• **Data excerpts**:
[START]

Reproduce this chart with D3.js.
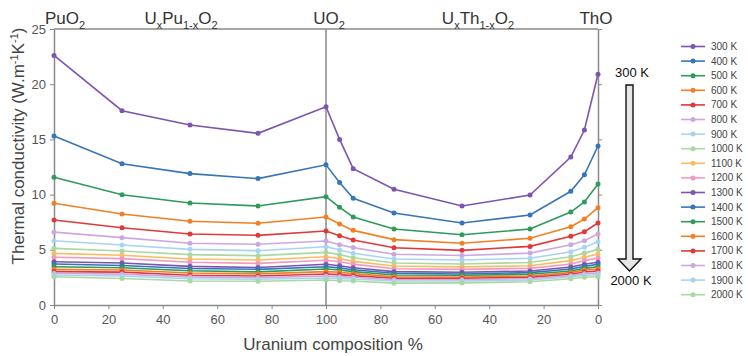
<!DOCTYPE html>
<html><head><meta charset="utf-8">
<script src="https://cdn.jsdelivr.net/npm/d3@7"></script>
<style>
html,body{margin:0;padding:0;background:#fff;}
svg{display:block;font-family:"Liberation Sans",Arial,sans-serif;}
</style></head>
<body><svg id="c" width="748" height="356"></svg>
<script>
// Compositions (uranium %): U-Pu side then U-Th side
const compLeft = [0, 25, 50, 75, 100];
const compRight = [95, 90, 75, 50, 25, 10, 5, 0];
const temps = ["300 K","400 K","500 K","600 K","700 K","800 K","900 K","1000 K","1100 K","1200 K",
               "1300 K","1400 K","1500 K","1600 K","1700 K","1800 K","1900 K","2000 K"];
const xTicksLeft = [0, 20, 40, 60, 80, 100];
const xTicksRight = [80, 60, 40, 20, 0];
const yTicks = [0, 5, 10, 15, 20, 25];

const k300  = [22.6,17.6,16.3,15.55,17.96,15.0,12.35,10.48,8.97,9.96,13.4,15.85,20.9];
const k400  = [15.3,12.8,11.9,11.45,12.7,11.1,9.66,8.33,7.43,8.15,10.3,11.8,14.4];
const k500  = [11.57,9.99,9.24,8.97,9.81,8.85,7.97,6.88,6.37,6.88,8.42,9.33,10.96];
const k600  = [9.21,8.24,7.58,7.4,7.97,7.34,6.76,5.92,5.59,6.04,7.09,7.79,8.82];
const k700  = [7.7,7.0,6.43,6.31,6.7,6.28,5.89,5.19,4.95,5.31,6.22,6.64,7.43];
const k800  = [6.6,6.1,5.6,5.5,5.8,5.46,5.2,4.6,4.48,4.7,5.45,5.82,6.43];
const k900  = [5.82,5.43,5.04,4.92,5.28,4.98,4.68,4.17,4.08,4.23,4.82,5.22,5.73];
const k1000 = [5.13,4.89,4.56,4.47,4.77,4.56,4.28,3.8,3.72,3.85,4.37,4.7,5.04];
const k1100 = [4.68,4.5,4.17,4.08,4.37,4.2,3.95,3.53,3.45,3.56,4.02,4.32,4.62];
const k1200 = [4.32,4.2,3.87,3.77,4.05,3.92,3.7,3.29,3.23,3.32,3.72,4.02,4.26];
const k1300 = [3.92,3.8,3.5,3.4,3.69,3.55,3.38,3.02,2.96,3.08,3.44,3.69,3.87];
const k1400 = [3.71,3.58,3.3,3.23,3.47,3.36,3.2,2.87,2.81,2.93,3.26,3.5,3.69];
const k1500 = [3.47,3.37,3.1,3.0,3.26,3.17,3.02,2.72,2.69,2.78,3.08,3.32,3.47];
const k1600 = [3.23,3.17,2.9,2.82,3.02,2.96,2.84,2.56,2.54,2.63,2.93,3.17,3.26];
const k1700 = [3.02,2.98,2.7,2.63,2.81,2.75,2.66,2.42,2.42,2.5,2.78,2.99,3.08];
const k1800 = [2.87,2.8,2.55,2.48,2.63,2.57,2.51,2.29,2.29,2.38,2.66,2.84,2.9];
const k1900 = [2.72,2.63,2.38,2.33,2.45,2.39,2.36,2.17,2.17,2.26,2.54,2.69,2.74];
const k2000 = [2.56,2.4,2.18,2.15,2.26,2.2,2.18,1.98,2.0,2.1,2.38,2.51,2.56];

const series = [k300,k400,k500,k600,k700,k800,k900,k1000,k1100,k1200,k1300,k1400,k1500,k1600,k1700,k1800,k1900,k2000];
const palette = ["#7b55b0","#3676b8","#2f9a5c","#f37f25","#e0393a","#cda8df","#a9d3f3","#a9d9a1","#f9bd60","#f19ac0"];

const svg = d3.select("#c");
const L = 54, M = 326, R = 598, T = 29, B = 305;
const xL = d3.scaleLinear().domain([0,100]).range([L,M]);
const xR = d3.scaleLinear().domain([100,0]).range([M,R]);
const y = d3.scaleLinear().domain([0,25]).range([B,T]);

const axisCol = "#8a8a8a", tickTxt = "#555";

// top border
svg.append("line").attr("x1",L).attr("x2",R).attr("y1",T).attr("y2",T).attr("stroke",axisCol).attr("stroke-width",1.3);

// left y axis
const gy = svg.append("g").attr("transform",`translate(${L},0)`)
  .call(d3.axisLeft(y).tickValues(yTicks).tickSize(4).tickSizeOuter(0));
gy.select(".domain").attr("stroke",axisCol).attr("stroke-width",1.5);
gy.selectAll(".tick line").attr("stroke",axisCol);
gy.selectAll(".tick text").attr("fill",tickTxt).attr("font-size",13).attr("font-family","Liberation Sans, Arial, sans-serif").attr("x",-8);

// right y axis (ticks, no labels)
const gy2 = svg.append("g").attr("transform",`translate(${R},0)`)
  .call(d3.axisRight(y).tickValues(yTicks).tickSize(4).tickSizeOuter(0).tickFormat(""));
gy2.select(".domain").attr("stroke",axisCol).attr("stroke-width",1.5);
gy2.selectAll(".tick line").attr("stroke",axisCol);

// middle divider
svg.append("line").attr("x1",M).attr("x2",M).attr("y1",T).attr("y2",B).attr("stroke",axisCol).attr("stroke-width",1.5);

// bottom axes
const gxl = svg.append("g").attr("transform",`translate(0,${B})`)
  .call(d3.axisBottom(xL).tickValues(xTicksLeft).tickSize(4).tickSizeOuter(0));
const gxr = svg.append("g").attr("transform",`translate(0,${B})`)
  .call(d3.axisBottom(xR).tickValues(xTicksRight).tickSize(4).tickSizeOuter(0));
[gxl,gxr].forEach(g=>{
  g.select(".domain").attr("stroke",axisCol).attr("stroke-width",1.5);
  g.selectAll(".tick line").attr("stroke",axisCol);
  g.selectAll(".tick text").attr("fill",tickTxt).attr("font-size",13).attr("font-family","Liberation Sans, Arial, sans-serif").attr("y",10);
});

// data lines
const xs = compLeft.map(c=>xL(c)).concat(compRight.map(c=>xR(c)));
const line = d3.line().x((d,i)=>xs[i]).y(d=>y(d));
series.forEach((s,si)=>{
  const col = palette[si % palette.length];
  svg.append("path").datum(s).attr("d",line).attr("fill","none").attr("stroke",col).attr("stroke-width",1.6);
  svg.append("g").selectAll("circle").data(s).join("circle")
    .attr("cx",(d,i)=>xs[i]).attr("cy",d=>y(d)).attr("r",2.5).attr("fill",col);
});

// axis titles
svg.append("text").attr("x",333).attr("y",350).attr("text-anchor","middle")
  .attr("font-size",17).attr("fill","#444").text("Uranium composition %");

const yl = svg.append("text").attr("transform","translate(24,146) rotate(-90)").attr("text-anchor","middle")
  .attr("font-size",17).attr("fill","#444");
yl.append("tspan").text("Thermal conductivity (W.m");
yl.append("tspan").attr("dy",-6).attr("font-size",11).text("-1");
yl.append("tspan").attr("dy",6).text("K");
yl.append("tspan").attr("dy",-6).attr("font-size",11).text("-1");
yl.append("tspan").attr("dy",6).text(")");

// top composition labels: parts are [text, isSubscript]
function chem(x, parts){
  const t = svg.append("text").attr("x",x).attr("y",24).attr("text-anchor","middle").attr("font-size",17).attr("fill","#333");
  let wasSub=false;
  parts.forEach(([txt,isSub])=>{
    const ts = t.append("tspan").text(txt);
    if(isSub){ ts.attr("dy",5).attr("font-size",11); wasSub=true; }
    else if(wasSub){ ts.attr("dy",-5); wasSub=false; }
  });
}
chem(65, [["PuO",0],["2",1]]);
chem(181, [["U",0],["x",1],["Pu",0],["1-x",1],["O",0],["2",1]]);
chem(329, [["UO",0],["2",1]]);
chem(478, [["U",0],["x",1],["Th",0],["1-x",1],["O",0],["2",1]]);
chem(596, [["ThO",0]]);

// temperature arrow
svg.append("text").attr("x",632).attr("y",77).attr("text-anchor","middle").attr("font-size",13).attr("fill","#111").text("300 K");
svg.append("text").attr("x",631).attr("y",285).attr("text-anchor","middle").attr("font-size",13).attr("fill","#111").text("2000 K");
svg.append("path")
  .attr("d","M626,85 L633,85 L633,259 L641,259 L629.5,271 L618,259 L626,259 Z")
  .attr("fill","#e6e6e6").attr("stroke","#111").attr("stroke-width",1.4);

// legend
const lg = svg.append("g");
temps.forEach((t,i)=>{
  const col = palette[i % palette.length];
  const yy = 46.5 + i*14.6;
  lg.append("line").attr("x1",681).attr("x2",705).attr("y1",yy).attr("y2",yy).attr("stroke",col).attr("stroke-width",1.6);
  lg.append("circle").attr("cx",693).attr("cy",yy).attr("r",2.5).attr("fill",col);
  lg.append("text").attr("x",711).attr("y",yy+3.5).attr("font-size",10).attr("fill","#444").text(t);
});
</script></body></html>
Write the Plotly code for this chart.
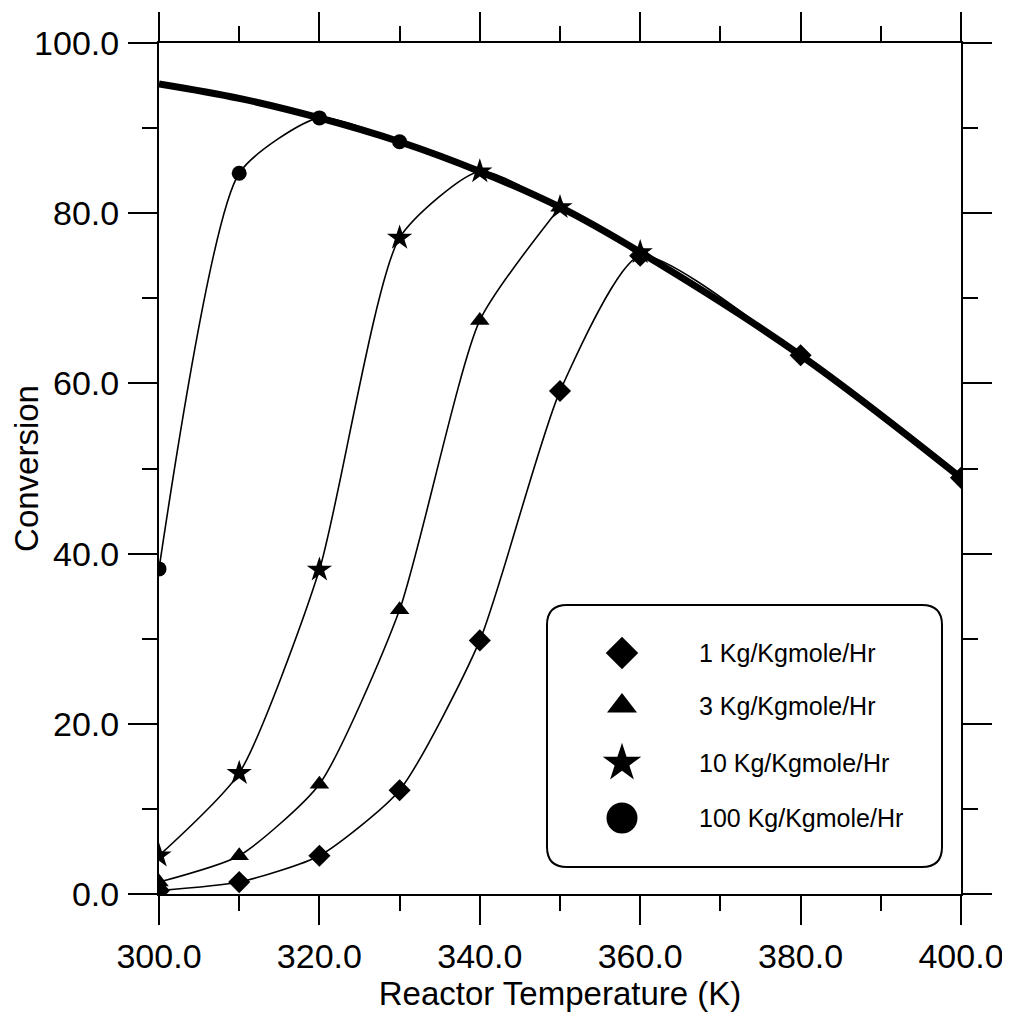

[END]

Copy nothing but the lines from the top of the data down to the line containing "const yTicks = [0, 5, 10, 15, 20, 25];", and leave the pictures out.

• **Task result**:
Reproduce this chart with D3.js.
<!DOCTYPE html>
<html><head><meta charset="utf-8">
<script src="https://cdn.jsdelivr.net/npm/d3@7"></script>
<style>
html,body{margin:0;padding:0;background:#fff;}
svg{display:block;font-family:"Liberation Sans",Arial,sans-serif;}
</style></head>
<body><svg id="c" width="748" height="356"></svg>
<script>
// Compositions (uranium %): U-Pu side then U-Th side
const compLeft = [0, 25, 50, 75, 100];
const compRight = [95, 90, 75, 50, 25, 10, 5, 0];
const temps = ["300 K","400 K","500 K","600 K","700 K","800 K","900 K","1000 K","1100 K","1200 K",
               "1300 K","1400 K","1500 K","1600 K","1700 K","1800 K","1900 K","2000 K"];
const xTicksLeft = [0, 20, 40, 60, 80, 100];
const xTicksRight = [80, 60, 40, 20, 0];
const yTicks = [0, 5, 10, 15, 20, 25];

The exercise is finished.